The Decision not to Sanitize User Inputs

2023.04.13

I was checking my Odinbook (Facebook-clone) website after deployment, where some posts and comments were made by nice fellow users on The Odin Project, I found an error in one post content:

' error

Quickly I realized the ' is essentially ' character, which was escaped by express-validator in my Node.js middleware that was validating and sanitizing user inputs.

The function in questioning is escape(input), from the documentation, it replace <, >, &, ', " and / with HTML entities.

Reminding of myself, I used escape() to sanitize the user input because I was trying to prevent cross-site-scripting (XSS) attacks. The idea of an XSS attack sounded pretty serious to me at the time of introduction, later I would sanitize user inputs in every Node.js back-end controllers.

An example of XSS attack would look like:

App allows user to input post content which would be displayed after submitting.
Attacker enters the input attacker <script>alert('You are being attacked!')</script>.
Now the post content would render the script which annoyingly alerts the attack.

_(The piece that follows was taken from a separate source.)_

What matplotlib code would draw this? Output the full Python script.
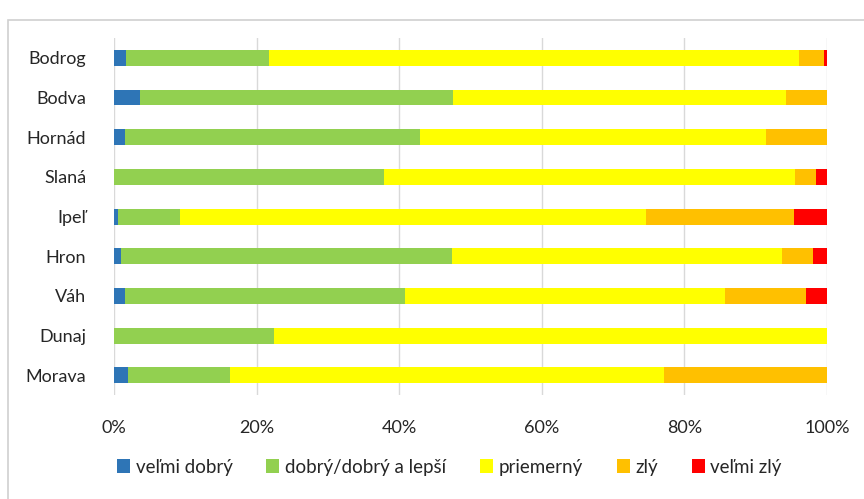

By escaping such user inputs first, then storing into database (my choice being MongoDB), I had the idea that it was successfully preventing XSS attacks. That's up until Visitor-67's asking for a partner for JavaScript30 course post came along.

Now I had solutions in mind, maybe I could unescape characters other than <> on front-end? But what if a user is trying to post some content about HTML where <> are needed? What about not escaping user inputs at all? But what if some nasty attacks actually gets stored and rendered on my website?

Just when I was researching on this topic, a post by Ben Hoyt came along, Don’t try to sanitize input. Escape output.. The post made sense to me about the idea of "escaping output instead" especially with the quote:

In short, it’s no good to strip out “dangerous characters”, because some characters are dangerous in some contexts and perfectly safe in others.

And this was when I realized that most front-end frameworks like React has "contextual escaping" in box, where escaping are done before outputting HTML, as well as JSON.

Great! Now I could feel safe removing escape() sanitizer from all of my controllers dealing with user inputs.

But the researches brought another issue to my attention, which was NoSQL injection especially towards MongoDB.

An example of MongoDB injection would look like:

When user is logging in, the controller would do something like this:

db.users.find({
  username: req.body.username,
  password: req.body.password
});

An attacker inputs { $ne: null } in password instead which is essentially querying a password that is not equal to null.
Now the attacker would be logged in.

Solutions? Yes, actually you can use mongo-sanitize, which does one thing: "strip out any keys that start with '$' in the input" and it is exactly what you want.

Just before I was going to npm install mongo-sanitize, I found out that with mongoose, after defining your Schemas where values required SchemaType like string or boolean, the { $ne: null } would be passed to the password query selector as plain strings. Therefore NoSQL injections are prevented.

Nice!

Until now, I felt the issue was fairly understood, looked into, and solved.

And that was the whole hour spent behind the decision to safely removing escape() sanitizer function from my backend controllers. knowing both XSS attacks and NoSQL injections are being prevented by my website.